- **Goal of the exercise**
Track down the lines that contain "React" and copy them.
--
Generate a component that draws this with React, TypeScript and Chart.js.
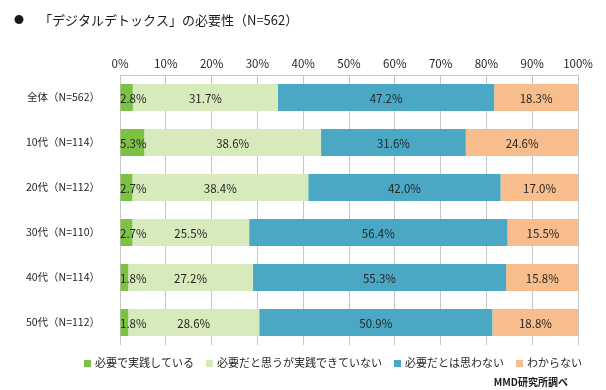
import React, { useEffect, useRef } from "react";
import { Chart, registerables } from "chart.js";

Chart.register(...registerables);

const categories = ["全体（N=562）", "10代（N=114）", "20代（N=112）", "30代（N=110）", "40代（N=114）", "50代（N=112）"];
const seriesNames = ["必要で実践している", "必要だと思うが実践できていない", "必要だとは思わない", "わからない"];
const practicing = [2.8, 5.3, 2.7, 2.7, 1.8, 1.8];
const needButNot = [31.7, 38.6, 38.4, 25.5, 27.2, 28.6];
const notNeeded = [47.2, 31.6, 42.0, 56.4, 55.3, 50.9];
const unknown = [18.3, 24.6, 17.0, 15.5, 15.8, 18.8];
const colors = ["#7cc144", "#d7eabc", "#4aa8c4", "#f8bd8c"];
const titleText = "「デジタルデトックス」の必要性（N=562）";
const sourceText = "MMD研究所調べ";

const FONT = "'Noto Sans CJK JP', 'Noto Sans', sans-serif";

const segLabels = {
  id: "segLabels",
  afterDatasetsDraw(chart: any) {
    const ctx = chart.ctx;
    const area = chart.chartArea;
    ctx.save();
    ctx.font = `11.5px ${FONT}`;
    ctx.fillStyle = "#262626";
    ctx.textBaseline = "middle";
    ctx.textAlign = "center";
    chart.data.datasets.forEach((ds: any, i: number) => {
      const meta = chart.getDatasetMeta(i);
      meta.data.forEach((bar: any, j: number) => {
        const p = bar.getProps(["x", "y", "base"], true);
        const text = Number(ds.data[j]).toFixed(1) + "%";
        const w = ctx.measureText(text).width;
        let cx = (p.x + p.base) / 2;
        cx = Math.max(cx, area.left + w / 2);
        ctx.fillText(text, cx, p.y + 1);
      });
    });
    ctx.restore();
  },
};

const decorations = {
  id: "decorations",
  afterDraw(chart: any) {
    const ctx = chart.ctx;
    ctx.save();
    // title
    ctx.fillStyle = "#1a1a1a";
    ctx.textBaseline = "middle";
    ctx.textAlign = "left";
    ctx.font = `10px ${FONT}`;
    ctx.fillText("●", 14, 20);
    ctx.font = `13px ${FONT}`;
    ctx.fillText(titleText, 39, 20);
    // legend
    ctx.font = `11px ${FONT}`;
    let x = 84;
    const y = 363;
    chart.data.datasets.forEach((ds: any) => {
      ctx.fillStyle = ds.backgroundColor;
      ctx.fillRect(x, y - 3, 7, 7);
      ctx.fillStyle = "#262626";
      ctx.fillText(ds.label, x + 11, y);
      x += 11 + ctx.measureText(ds.label).width + 12;
    });
    // source
    ctx.font = `bold 10px ${FONT}`;
    ctx.fillStyle = "#1a1a1a";
    ctx.textAlign = "right";
    ctx.fillText(sourceText, 568, 382);
    ctx.restore();
  },
};

export default function App() {
  const ref = useRef<HTMLCanvasElement>(null);
  useEffect(() => {
    if (!ref.current) return;
    const values = [practicing, needButNot, notNeeded, unknown];
    const chart = new Chart(ref.current, {
      type: "bar",
      data: {
        labels: categories,
        datasets: seriesNames.map((name, i) => ({
          label: name,
          data: values[i],
          backgroundColor: colors[i],
          borderWidth: 0,
          categoryPercentage: 0.6,
          barPercentage: 1,
        })),
      },
      options: {
        indexAxis: "y",
        responsive: false,
        animation: false,
        layout: { padding: { top: 45, left: 0, right: 28, bottom: 45 } },
        plugins: {
          legend: { display: false },
          title: { display: false },
          tooltip: { enabled: false },
        },
        scales: {
          x: {
            position: "top",
            stacked: true,
            min: 0,
            max: 100,
            ticks: {
              stepSize: 10,
              padding: 4,
              color: "#262626",
              font: { family: FONT, size: 11.5 },
              callback: (v: any) => v + "%",
            },
            grid: { color: "#c6c6c6", drawTicks: false },
            border: { color: "#c6c6c6" },
            afterFit: (s: any) => {
              s.height = 30;
            },
          },
          y: {
            stacked: true,
            ticks: {
              padding: 20,
              color: "#262626",
              font: { family: FONT, size: 10.5 },
            },
            grid: { display: false, drawTicks: false },
            border: { display: false },
            afterFit: (s: any) => {
              s.width = 120;
            },
          },
        },
      },
      plugins: [segLabels, decorations],
    });
    return () => chart.destroy();
  }, []);
  return (
    <div style={{ position: "absolute", left: 0, top: 0, width: 606, height: 390, background: "#fff" }}>
      <canvas ref={ref} width={606} height={390} />
    </div>
  );
}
--
- **Output of the task**
Generate a component that draws this with React, TypeScript and Chart.js.
import React, { useEffect, useRef } from "react";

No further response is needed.